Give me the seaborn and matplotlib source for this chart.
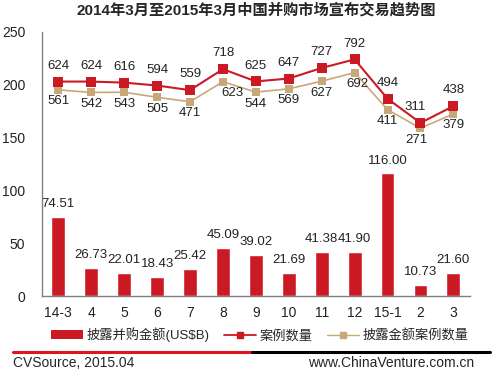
import numpy as np
import pandas as pd
import matplotlib
matplotlib.use("Agg")
import matplotlib.pyplot as plt
import seaborn as sns
from matplotlib.lines import Line2D
from matplotlib.patches import Patch

# ===================== DATA =====================
months = ["14-3", "4", "5", "6", "7", "8", "9", "10", "11", "12", "15-1", "2", "3"]
amount = [74.51, 26.73, 22.01, 18.43, 25.42, 45.09, 39.02, 21.69, 41.38, 41.90, 116.00, 10.73, 21.60]
cases = [624, 624, 616, 594, 559, 718, 625, 647, 727, 792, 494, 311, 438]
disclosed_cases = [561, 542, 543, 505, 471, 623, 544, 569, 627, 692, 411, 271, 379]

RED = "#CC1A24"
TAN = "#C9A877"

df = pd.DataFrame({"month": months, "amount": amount,
                   "cases": cases, "disclosed": disclosed_cases})
df["pos"] = np.arange(len(df))

# ===================== STYLE =====================
sns.set_style("white")
plt.rcParams["font.family"] = ["Liberation Sans", "Noto Sans CJK SC", "DejaVu Sans"]

fig = plt.figure(figsize=(4.93, 3.71), dpi=100)
ax = fig.add_axes([0.085, 0.202, 0.868, 0.712])

# ===================== BARS =====================
sns.barplot(data=df, x="month", y="amount", color=RED, width=0.42,
            saturation=1, ax=ax)
for i, v in enumerate(amount):
    ax.annotate(f"{v:.2f}", (i, v), xytext=(0, 5), textcoords="offset points",
                ha="center", va="bottom", fontsize=9.5, color="#222222")

ax.set_ylim(0, 250)
ax.set_xlim(-0.5, 12.5)
ax.set_yticks([0, 50, 100, 150, 200, 250])
ax.set_xlabel("")
ax.set_ylabel("")
ax.tick_params(axis="y", length=0, pad=12, labelsize=10, colors="#222222")
ax.tick_params(axis="x", length=0, pad=7, labelsize=10, colors="#222222")
for s in ["top", "right"]:
    ax.spines[s].set_visible(False)
for s in ["left", "bottom"]:
    ax.spines[s].set_color("#808080")
    ax.spines[s].set_linewidth(1)

# ===================== LINES (hidden secondary axis) =====================
ax2 = ax.twinx()
sns.lineplot(data=df, x="pos", y="disclosed", color=TAN, marker="s",
             markersize=6, markeredgewidth=0, linewidth=1.2, ax=ax2)
sns.lineplot(data=df, x="pos", y="cases", color=RED, marker="s",
             markersize=7, markeredgewidth=0, linewidth=1.5, ax=ax2)
ax2.set_ylim(-1000, 1000)
ax2.set_xlim(-0.5, 12.5)
ax2.axis("off")

for i, v in enumerate(cases):
    dx = -4 if i == 11 else 0
    ax2.annotate(str(v), (i, v), xytext=(dx, 7), textcoords="offset points",
                 ha="center", va="bottom", fontsize=9.5, color="#222222")
for i, v in enumerate(disclosed_cases):
    dx = 0
    if i == 5:
        dx = 7
    elif i == 9:
        dx = 2
    elif i == 11:
        dx = -3
    ax2.annotate(str(v), (i, v), xytext=(dx, -4), textcoords="offset points",
                 ha="center", va="top", fontsize=9.5, color="#222222")

# ===================== TITLE / LEGEND / FOOTER =====================
fig.text(0.52, 0.972, "2014年3月至2015年3月中国并购市场宣布交易趋势图",
         ha="center", va="center", fontsize=11, fontweight="bold",
         family=["Liberation Sans", "Noto Sans CJK SC"])

handles = [Patch(facecolor=RED, edgecolor="none"),
           Line2D([0], [0], color=RED, marker="s", markersize=5, lw=1.3),
           Line2D([0], [0], color=TAN, marker="s", markersize=5, lw=1.0)]
labels = ["披露并购金额(US$B)", "案例数量", "披露金额案例数量"]
fig.legend(handles, labels, loc="center", bbox_to_anchor=(0.527, 0.097),
           ncol=3, frameon=False, fontsize=9.5, handlelength=2.4,
           handleheight=0.7, columnspacing=1.1, handletextpad=0.3)

fig.add_artist(Line2D([0.026, 0.511], [0.051, 0.051], color="#E0141E", lw=2.2))
fig.add_artist(Line2D([0.511, 0.994], [0.051, 0.051], color="black", lw=2.2))
fig.text(0.026, 0.022, "CVSource, 2015.04", ha="left", va="center", fontsize=10)
fig.text(0.962, 0.022, "www.ChinaVenture.com.cn", ha="right", va="center", fontsize=10)

fig.savefig("out.png", dpi=100)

__________________________________________________

=== Your goal ===
Transcribe exactly, with no pictures, the lines running from the first line of the material through the line holding "from matplotlib.patches import Patch".

=== Output for this task ===
Give me the seaborn and matplotlib source for this chart.
import numpy as np
import pandas as pd
import matplotlib
matplotlib.use("Agg")
import matplotlib.pyplot as plt
import seaborn as sns
from matplotlib.lines import Line2D
from matplotlib.patches import Patch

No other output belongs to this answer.